D. Some Other Key Facts About Reservations, Exceptions and Carve-outs: None of the mechanisms described above prevent a corporation or country from challenging a law or policy under the MAI. Nations would have to bear the expense of defending their cases at the forum of the corporate challengers’ choice or at an MAI International Tribunal. It is not yet determined if the challenger or the defender will carry the burden of proof. The WTO places the burden on the defending country in many instances, as highlighted in the recent WTO Beef Hormone ruling. The right to challenge laws in international court would even include legal challenges arising out of a disagreement as to the scope of a carve-out (i.e., would the cultural carve-out include the computer industry?).
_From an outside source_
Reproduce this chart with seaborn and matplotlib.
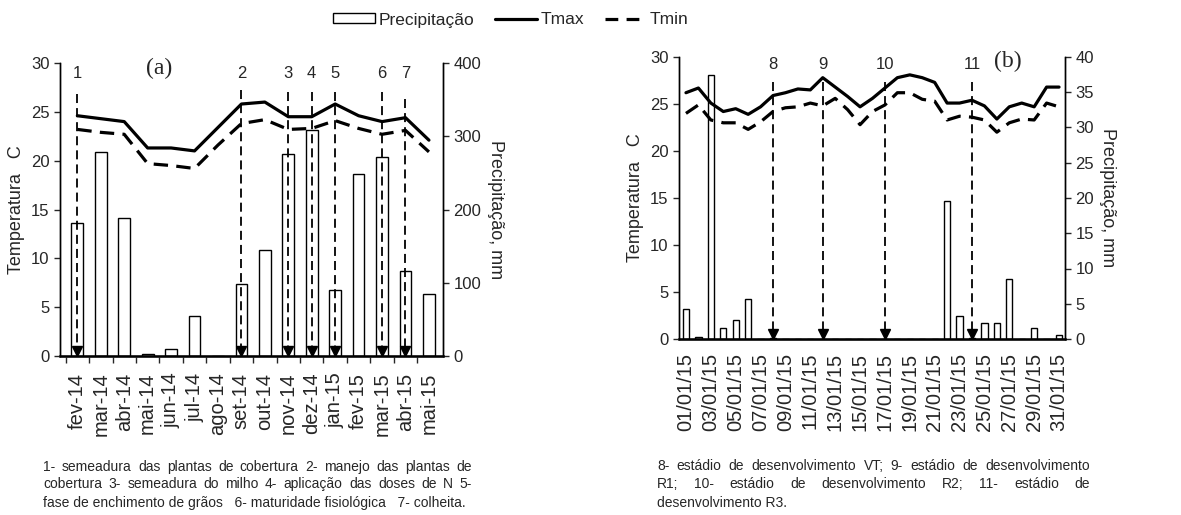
import numpy as np
import pandas as pd
import matplotlib
matplotlib.use("Agg")
import matplotlib.pyplot as plt
import seaborn as sns
from matplotlib.patches import Patch
from matplotlib.lines import Line2D

# panel (a) - monthly data
months = ["fev-14", "mar-14", "abr-14", "mai-14", "jun-14", "jul-14", "ago-14", "set-14",
          "out-14", "nov-14", "dez-14", "jan-15", "fev-15", "mar-15", "abr-15", "mai-15"]
tmax_a = [24.6, 24.3, 24.0, 21.3, 21.3, 21.0, 23.4, 25.8, 26.0, 24.5, 24.5, 25.8, 24.6, 24.0, 24.4, 22.1]
tmin_a = [23.2, 22.9, 22.7, 19.7, 19.5, 19.2, 21.6, 23.8, 24.2, 23.2, 23.3, 24.1, 23.3, 22.7, 23.1, 20.9]
prec_a = [181, 278, 188, 3, 9, 55, 0, 98, 145, 276, 308, 90, 248, 272, 116, 85]
ev_a_pos = [0, 7, 9, 10, 11, 13, 14]
ev_a_lab = ["1", "2", "3", "4", "5", "6", "7"]
ev_a_top = [26.8, 27.2, 27.0, 27.0, 27.0, 27.0, 26.3]

# panel (b) - daily data, january 2015
days = ["%02d/01/15" % d for d in range(1, 32)]
tmax_b = [26.2, 26.7, 25.1, 24.2, 24.5, 23.9, 24.7, 25.9, 26.2, 26.6, 26.5, 27.8, 26.8, 25.8, 24.7, 25.6,
          26.7, 27.8, 28.1, 27.8, 27.3, 25.1, 25.1, 25.4, 24.8, 23.4, 24.7, 25.1, 24.7, 26.8, 26.8]
tmin_b = [24.0, 24.9, 23.3, 23.0, 23.0, 22.3, 23.1, 24.2, 24.6, 24.7, 25.1, 24.8, 25.6, 24.4, 22.8, 24.2,
          24.9, 26.2, 26.2, 25.5, 25.3, 23.3, 23.7, 23.6, 23.3, 22.0, 23.0, 23.4, 23.3, 25.1, 24.7]
prec_b = [4.2, 0.3, 37.4, 1.5, 2.7, 5.7, 0, 0.1, 0, 0, 0, 0, 0, 0, 0, 0,
          0, 0, 0, 0, 0, 19.6, 3.3, 0.2, 2.3, 2.3, 8.5, 0, 1.5, 0, 0.5]
ev_b_pos = [7, 11, 16, 23]
ev_b_lab = ["8", "9", "10", "11"]
ev_b_top = [27.3, 27.3, 27.3, 27.3]

cap_a = ["1- semeadura das plantas de cobertura   2- manejo das plantas de",
         "cobertura   3- semeadura do milho   4- aplicação das doses de N   5-",
         "fase de enchimento de grãos   6- maturidade fisiológica   7- colheita."]
cap_b = ["8- estádio de desenvolvimento VT; 9- estádio de desenvolvimento",
         "R1; 10- estádio de desenvolvimento R2; 11- estádio de",
         "desenvolvimento R3."]

sns.set_style("ticks")
plt.rcParams["font.family"] = ["Liberation Sans", "DejaVu Sans"]

W, H = 1181, 515
fig = plt.figure(figsize=(W / 100, H / 100), dpi=100)


def panel(rect, cats, tmax, tmin, prec, pmax, pstep, ev_pos, ev_lab, ev_top, lab_y, tick_every, xlim, xticks_marks):
    ax = fig.add_axes(rect)
    ax2 = ax.twinx()
    df = pd.DataFrame({"cat": cats, "prec": prec})
    sns.barplot(data=df, x="cat", y="prec", ax=ax2, color="white", edgecolor="black",
                linewidth=1.0, width=0.5, saturation=1)
    x = np.arange(len(cats))
    sns.lineplot(x=x, y=tmax, ax=ax, color="black", lw=2.3)
    sns.lineplot(x=x, y=tmin, ax=ax, color="black", lw=2.3, linestyle=(0, (4.5, 2.6)))
    for p, l, t in zip(ev_pos, ev_lab, ev_top):
        ax.plot([p, p], [t, 0.55], color="black", lw=1.3, linestyle=(0, (5, 2.8)))
        ax.plot([p], [0.55], marker="v", color="black", markersize=7.5, linestyle="none")
        ax.text(p, lab_y, l, ha="center", va="center", fontsize=12)
    ax.set_zorder(ax2.get_zorder() + 1)
    ax.patch.set_visible(False)
    ax.set_ylim(0, 30)
    ax.set_yticks(range(0, 31, 5))
    ax2.set_ylim(0, pmax)
    ax2.set_yticks(np.arange(0, pmax + 0.1, pstep))
    ax.set_xlim(*xlim)
    ax.set_xticks(x[::tick_every])
    ax.set_xticklabels(cats[::tick_every], rotation=90, fontsize=14.5)
    ax2.set_xlabel("")
    ax.set_ylabel("Temperatura   C", fontsize=13)
    ax2.set_ylabel("Precipitação, mm", fontsize=13, rotation=270, labelpad=16)
    ax.tick_params(axis="y", labelsize=12, length=4, width=1)
    ax2.tick_params(axis="y", labelsize=12, length=4, width=1)
    if xticks_marks:
        ax.set_xticks(x - 0.5, minor=True)
        ax.tick_params(axis="x", which="major", length=0, pad=12)
        ax.tick_params(axis="x", which="minor", length=5, width=1)
    else:
        ax.tick_params(axis="x", length=0, pad=10)
    for a in (ax, ax2):
        a.spines["top"].set_visible(False)
        for s in ("left", "right", "bottom"):
            a.spines[s].set_color("black")
            a.spines[s].set_linewidth(1.0)
    ax2.spines["bottom"].set_linewidth(1.8)
    return ax


ax_a = panel([60 / W, 1 - 356 / H, 383 / W, 293 / H], months, tmax_a, tmin_a, prec_a, 400, 100,
             ev_a_pos, ev_a_lab, ev_a_top, 28.9, 1, (-0.74, 15.6), True)
ax_b = panel([679 / W, 1 - 339 / H, 386 / W, 282 / H], days, tmax_b, tmin_b, prec_b, 40, 5,
             ev_b_pos, ev_b_lab, ev_b_top, 29.2, 2, (-0.56, 30.48), False)

fig.text(159 / W, 1 - 68 / H, "(a)", family="Liberation Serif", fontsize=17, ha="center", va="center")
fig.text(1008 / W, 1 - 61 / H, "(b)", family="Liberation Serif", fontsize=17, ha="center", va="center")

handles = [Patch(facecolor="white", edgecolor="black", linewidth=1.0),
           Line2D([], [], color="black", lw=2.3),
           Line2D([], [], color="black", lw=2.3, linestyle=(0, (4, 2.6)))]
fig.legend(handles, ["Precipitação", "Tmax", "Tmin"], loc="center", bbox_to_anchor=(511 / W, 1 - 20 / H),
           ncol=3, frameon=False, fontsize=12.5, handlelength=2.4, handleheight=0.5,
           handletextpad=0.2, columnspacing=1.2)

# justified caption text under each panel
renderer = fig.canvas.get_renderer()


def caption(lines, x0, x1, ys, fs=10):
    for k, line in enumerate(lines):
        y = 1 - ys[k] / H
        if k == len(lines) - 1:
            fig.text(x0 / W, y, line, fontsize=fs, va="center", ha="left")
            continue
        words = line.split()
        txts = [fig.text(0, y, w, fontsize=fs, va="center", ha="left") for w in words]
        widths = [t.get_window_extent(renderer).width for t in txts]
        gap = (x1 - x0 - sum(widths)) / (len(words) - 1)
        pos = x0
        for t, w in zip(txts, widths):
            t.set_x(pos / W)
            pos += w + gap


caption(cap_a, 43, 472, [467, 484, 503])
caption(cap_b, 657, 1090, [466, 484, 503])

fig.savefig("out.png", dpi=100)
Also, none of the above mechanisms stop an investor from threatening a suit to discourage a government from promulgating or enforcing a certain law it doesn’t like. In addition, subfederal governments will have to rely on their federal governments to defend their laws, should they be faced with a legal challenge under MAI. There is no guarantee that the federal government will have supported the law in the first place, and thus no guarantee that it would put up a good defense.